▶ **Given request**
Carry none of the pictures over; write out the complete data exactly.

▶ **Provided data**
>>>

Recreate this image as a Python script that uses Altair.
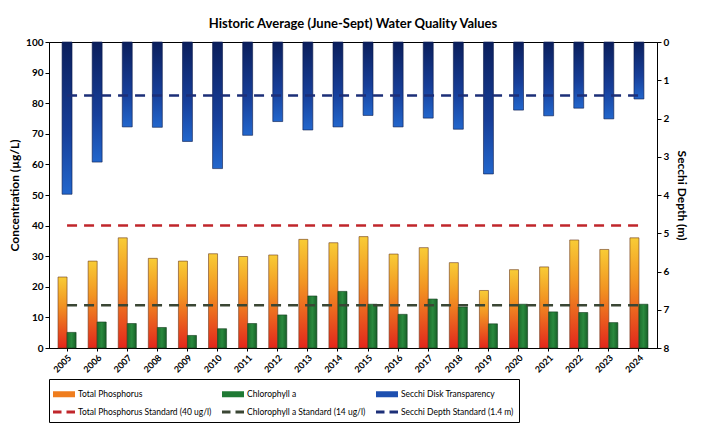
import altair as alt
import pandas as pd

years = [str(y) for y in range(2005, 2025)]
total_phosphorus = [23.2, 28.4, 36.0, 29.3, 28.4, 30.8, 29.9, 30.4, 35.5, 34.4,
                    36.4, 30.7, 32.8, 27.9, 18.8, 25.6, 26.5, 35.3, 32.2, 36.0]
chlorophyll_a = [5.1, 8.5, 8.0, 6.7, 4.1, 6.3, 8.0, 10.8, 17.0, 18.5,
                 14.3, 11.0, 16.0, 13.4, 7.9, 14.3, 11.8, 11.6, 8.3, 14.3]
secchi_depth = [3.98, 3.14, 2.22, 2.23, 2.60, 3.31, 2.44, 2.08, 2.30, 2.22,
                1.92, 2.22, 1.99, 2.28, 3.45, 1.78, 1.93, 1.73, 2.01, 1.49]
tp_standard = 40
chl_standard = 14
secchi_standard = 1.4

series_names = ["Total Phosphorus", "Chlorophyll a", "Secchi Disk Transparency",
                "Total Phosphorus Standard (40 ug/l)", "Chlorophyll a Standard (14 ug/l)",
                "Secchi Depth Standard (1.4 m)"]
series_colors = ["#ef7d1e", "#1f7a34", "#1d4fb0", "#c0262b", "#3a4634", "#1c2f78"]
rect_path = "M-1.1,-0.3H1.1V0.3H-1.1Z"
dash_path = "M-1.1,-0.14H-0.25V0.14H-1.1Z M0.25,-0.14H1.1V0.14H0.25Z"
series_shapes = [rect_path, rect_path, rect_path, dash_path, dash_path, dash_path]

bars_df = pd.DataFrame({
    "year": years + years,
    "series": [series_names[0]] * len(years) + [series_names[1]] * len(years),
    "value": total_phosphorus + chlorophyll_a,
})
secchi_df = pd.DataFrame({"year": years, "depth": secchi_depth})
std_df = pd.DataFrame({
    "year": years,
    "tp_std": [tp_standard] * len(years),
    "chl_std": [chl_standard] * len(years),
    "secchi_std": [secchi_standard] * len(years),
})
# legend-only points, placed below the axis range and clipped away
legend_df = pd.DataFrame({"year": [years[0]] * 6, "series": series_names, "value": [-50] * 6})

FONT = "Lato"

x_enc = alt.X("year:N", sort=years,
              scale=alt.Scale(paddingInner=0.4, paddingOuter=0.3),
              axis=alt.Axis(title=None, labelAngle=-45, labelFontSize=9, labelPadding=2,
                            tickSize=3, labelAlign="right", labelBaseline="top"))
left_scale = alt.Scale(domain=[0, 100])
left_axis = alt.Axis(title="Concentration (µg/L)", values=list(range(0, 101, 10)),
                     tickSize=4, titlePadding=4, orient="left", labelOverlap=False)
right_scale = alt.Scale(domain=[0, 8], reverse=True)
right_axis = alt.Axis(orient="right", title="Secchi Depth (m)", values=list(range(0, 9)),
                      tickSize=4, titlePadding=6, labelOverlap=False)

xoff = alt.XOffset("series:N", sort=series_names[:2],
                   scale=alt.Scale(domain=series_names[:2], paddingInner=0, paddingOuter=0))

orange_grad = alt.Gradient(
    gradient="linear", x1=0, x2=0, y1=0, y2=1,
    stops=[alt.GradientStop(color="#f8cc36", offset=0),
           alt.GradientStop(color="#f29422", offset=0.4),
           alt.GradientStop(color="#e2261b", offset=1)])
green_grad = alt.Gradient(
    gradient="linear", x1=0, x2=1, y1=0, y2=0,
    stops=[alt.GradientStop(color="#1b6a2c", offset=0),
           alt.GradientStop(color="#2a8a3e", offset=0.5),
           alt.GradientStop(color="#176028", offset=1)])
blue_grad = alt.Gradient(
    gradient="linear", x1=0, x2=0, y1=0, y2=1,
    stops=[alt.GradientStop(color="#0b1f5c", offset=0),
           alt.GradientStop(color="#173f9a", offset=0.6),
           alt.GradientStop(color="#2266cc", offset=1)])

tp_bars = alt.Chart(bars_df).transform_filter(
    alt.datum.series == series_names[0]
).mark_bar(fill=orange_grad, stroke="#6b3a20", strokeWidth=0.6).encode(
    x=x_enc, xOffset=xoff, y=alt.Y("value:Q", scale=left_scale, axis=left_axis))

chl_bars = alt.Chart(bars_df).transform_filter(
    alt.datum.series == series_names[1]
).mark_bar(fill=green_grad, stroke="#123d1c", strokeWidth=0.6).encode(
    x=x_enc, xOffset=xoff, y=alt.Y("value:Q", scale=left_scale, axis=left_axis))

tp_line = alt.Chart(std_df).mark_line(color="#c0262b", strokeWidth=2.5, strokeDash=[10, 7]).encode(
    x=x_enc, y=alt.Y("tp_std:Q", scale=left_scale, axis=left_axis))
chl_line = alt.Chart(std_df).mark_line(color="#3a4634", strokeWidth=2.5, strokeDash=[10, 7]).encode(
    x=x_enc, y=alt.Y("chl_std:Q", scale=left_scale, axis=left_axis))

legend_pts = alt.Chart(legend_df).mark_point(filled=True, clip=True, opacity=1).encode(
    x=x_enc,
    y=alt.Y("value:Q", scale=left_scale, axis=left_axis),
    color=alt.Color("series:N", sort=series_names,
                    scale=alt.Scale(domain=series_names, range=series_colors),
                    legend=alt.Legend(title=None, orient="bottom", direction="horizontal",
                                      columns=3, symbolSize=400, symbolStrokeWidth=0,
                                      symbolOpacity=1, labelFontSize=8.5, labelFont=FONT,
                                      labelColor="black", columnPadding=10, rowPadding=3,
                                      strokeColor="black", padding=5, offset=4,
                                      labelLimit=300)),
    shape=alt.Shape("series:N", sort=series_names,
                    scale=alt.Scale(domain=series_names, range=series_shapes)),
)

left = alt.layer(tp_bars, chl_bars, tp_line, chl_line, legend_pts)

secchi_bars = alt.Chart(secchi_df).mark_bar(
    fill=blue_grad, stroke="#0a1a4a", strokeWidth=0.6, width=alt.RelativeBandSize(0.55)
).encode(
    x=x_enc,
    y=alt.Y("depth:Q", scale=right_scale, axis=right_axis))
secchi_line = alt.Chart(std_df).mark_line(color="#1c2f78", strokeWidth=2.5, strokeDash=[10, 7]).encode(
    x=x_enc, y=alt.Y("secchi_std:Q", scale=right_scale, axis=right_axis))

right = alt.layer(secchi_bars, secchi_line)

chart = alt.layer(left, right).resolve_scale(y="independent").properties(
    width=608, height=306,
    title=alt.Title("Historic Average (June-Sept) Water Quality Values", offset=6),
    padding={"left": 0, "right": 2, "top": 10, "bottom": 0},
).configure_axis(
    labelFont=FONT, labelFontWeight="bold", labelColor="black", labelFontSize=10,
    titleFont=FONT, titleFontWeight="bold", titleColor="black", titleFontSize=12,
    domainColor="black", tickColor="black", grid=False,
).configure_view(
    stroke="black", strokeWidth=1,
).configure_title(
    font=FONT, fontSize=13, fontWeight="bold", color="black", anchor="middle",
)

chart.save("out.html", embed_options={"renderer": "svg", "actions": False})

<<<

▶ **Finished exercise**
Recreate this image as a Python script that uses Altair.
import altair as alt
import pandas as pd

years = [str(y) for y in range(2005, 2025)]
total_phosphorus = [23.2, 28.4, 36.0, 29.3, 28.4, 30.8, 29.9, 30.4, 35.5, 34.4,
                    36.4, 30.7, 32.8, 27.9, 18.8, 25.6, 26.5, 35.3, 32.2, 36.0]
chlorophyll_a = [5.1, 8.5, 8.0, 6.7, 4.1, 6.3, 8.0, 10.8, 17.0, 18.5,
                 14.3, 11.0, 16.0, 13.4, 7.9, 14.3, 11.8, 11.6, 8.3, 14.3]
secchi_depth = [3.98, 3.14, 2.22, 2.23, 2.60, 3.31, 2.44, 2.08, 2.30, 2.22,
                1.92, 2.22, 1.99, 2.28, 3.45, 1.78, 1.93, 1.73, 2.01, 1.49]
tp_standard = 40
chl_standard = 14
secchi_standard = 1.4

series_names = ["Total Phosphorus", "Chlorophyll a", "Secchi Disk Transparency",
                "Total Phosphorus Standard (40 ug/l)", "Chlorophyll a Standard (14 ug/l)",
                "Secchi Depth Standard (1.4 m)"]
series_colors = ["#ef7d1e", "#1f7a34", "#1d4fb0", "#c0262b", "#3a4634", "#1c2f78"]
rect_path = "M-1.1,-0.3H1.1V0.3H-1.1Z"
dash_path = "M-1.1,-0.14H-0.25V0.14H-1.1Z M0.25,-0.14H1.1V0.14H0.25Z"
series_shapes = [rect_path, rect_path, rect_path, dash_path, dash_path, dash_path]

bars_df = pd.DataFrame({
    "year": years + years,
    "series": [series_names[0]] * len(years) + [series_names[1]] * len(years),
    "value": total_phosphorus + chlorophyll_a,
})
secchi_df = pd.DataFrame({"year": years, "depth": secchi_depth})
std_df = pd.DataFrame({
    "year": years,
    "tp_std": [tp_standard] * len(years),
    "chl_std": [chl_standard] * len(years),
    "secchi_std": [secchi_standard] * len(years),
})
# legend-only points, placed below the axis range and clipped away
legend_df = pd.DataFrame({"year": [years[0]] * 6, "series": series_names, "value": [-50] * 6})

FONT = "Lato"

x_enc = alt.X("year:N", sort=years,
              scale=alt.Scale(paddingInner=0.4, paddingOuter=0.3),
              axis=alt.Axis(title=None, labelAngle=-45, labelFontSize=9, labelPadding=2,
                            tickSize=3, labelAlign="right", labelBaseline="top"))
left_scale = alt.Scale(domain=[0, 100])
left_axis = alt.Axis(title="Concentration (µg/L)", values=list(range(0, 101, 10)),
                     tickSize=4, titlePadding=4, orient="left", labelOverlap=False)
right_scale = alt.Scale(domain=[0, 8], reverse=True)
right_axis = alt.Axis(orient="right", title="Secchi Depth (m)", values=list(range(0, 9)),
                      tickSize=4, titlePadding=6, labelOverlap=False)

xoff = alt.XOffset("series:N", sort=series_names[:2],
                   scale=alt.Scale(domain=series_names[:2], paddingInner=0, paddingOuter=0))

orange_grad = alt.Gradient(
    gradient="linear", x1=0, x2=0, y1=0, y2=1,
    stops=[alt.GradientStop(color="#f8cc36", offset=0),
           alt.GradientStop(color="#f29422", offset=0.4),
           alt.GradientStop(color="#e2261b", offset=1)])
green_grad = alt.Gradient(
    gradient="linear", x1=0, x2=1, y1=0, y2=0,
    stops=[alt.GradientStop(color="#1b6a2c", offset=0),
           alt.GradientStop(color="#2a8a3e", offset=0.5),
           alt.GradientStop(color="#176028", offset=1)])
blue_grad = alt.Gradient(
    gradient="linear", x1=0, x2=0, y1=0, y2=1,
    stops=[alt.GradientStop(color="#0b1f5c", offset=0),
           alt.GradientStop(color="#173f9a", offset=0.6),
           alt.GradientStop(color="#2266cc", offset=1)])

tp_bars = alt.Chart(bars_df).transform_filter(
    alt.datum.series == series_names[0]
).mark_bar(fill=orange_grad, stroke="#6b3a20", strokeWidth=0.6).encode(
    x=x_enc, xOffset=xoff, y=alt.Y("value:Q", scale=left_scale, axis=left_axis))

chl_bars = alt.Chart(bars_df).transform_filter(
    alt.datum.series == series_names[1]
).mark_bar(fill=green_grad, stroke="#123d1c", strokeWidth=0.6).encode(
    x=x_enc, xOffset=xoff, y=alt.Y("value:Q", scale=left_scale, axis=left_axis))

tp_line = alt.Chart(std_df).mark_line(color="#c0262b", strokeWidth=2.5, strokeDash=[10, 7]).encode(
    x=x_enc, y=alt.Y("tp_std:Q", scale=left_scale, axis=left_axis))
chl_line = alt.Chart(std_df).mark_line(color="#3a4634", strokeWidth=2.5, strokeDash=[10, 7]).encode(
    x=x_enc, y=alt.Y("chl_std:Q", scale=left_scale, axis=left_axis))

legend_pts = alt.Chart(legend_df).mark_point(filled=True, clip=True, opacity=1).encode(
    x=x_enc,
    y=alt.Y("value:Q", scale=left_scale, axis=left_axis),
    color=alt.Color("series:N", sort=series_names,
                    scale=alt.Scale(domain=series_names, range=series_colors),
                    legend=alt.Legend(title=None, orient="bottom", direction="horizontal",
                                      columns=3, symbolSize=400, symbolStrokeWidth=0,
                                      symbolOpacity=1, labelFontSize=8.5, labelFont=FONT,
                                      labelColor="black", columnPadding=10, rowPadding=3,
                                      strokeColor="black", padding=5, offset=4,
                                      labelLimit=300)),
    shape=alt.Shape("series:N", sort=series_names,
                    scale=alt.Scale(domain=series_names, range=series_shapes)),
)

left = alt.layer(tp_bars, chl_bars, tp_line, chl_line, legend_pts)

secchi_bars = alt.Chart(secchi_df).mark_bar(
    fill=blue_grad, stroke="#0a1a4a", strokeWidth=0.6, width=alt.RelativeBandSize(0.55)
).encode(
    x=x_enc,
    y=alt.Y("depth:Q", scale=right_scale, axis=right_axis))
secchi_line = alt.Chart(std_df).mark_line(color="#1c2f78", strokeWidth=2.5, strokeDash=[10, 7]).encode(
    x=x_enc, y=alt.Y("secchi_std:Q", scale=right_scale, axis=right_axis))

right = alt.layer(secchi_bars, secchi_line)

chart = alt.layer(left, right).resolve_scale(y="independent").properties(
    width=608, height=306,
    title=alt.Title("Historic Average (June-Sept) Water Quality Values", offset=6),
    padding={"left": 0, "right": 2, "top": 10, "bottom": 0},
).configure_axis(
    labelFont=FONT, labelFontWeight="bold", labelColor="black", labelFontSize=10,
    titleFont=FONT, titleFontWeight="bold", titleColor="black", titleFontSize=12,
    domainColor="black", tickColor="black", grid=False,
).configure_view(
    stroke="black", strokeWidth=1,
).configure_title(
    font=FONT, fontSize=13, fontWeight="bold", color="black", anchor="middle",
)

chart.save("out.html", embed_options={"renderer": "svg", "actions": False})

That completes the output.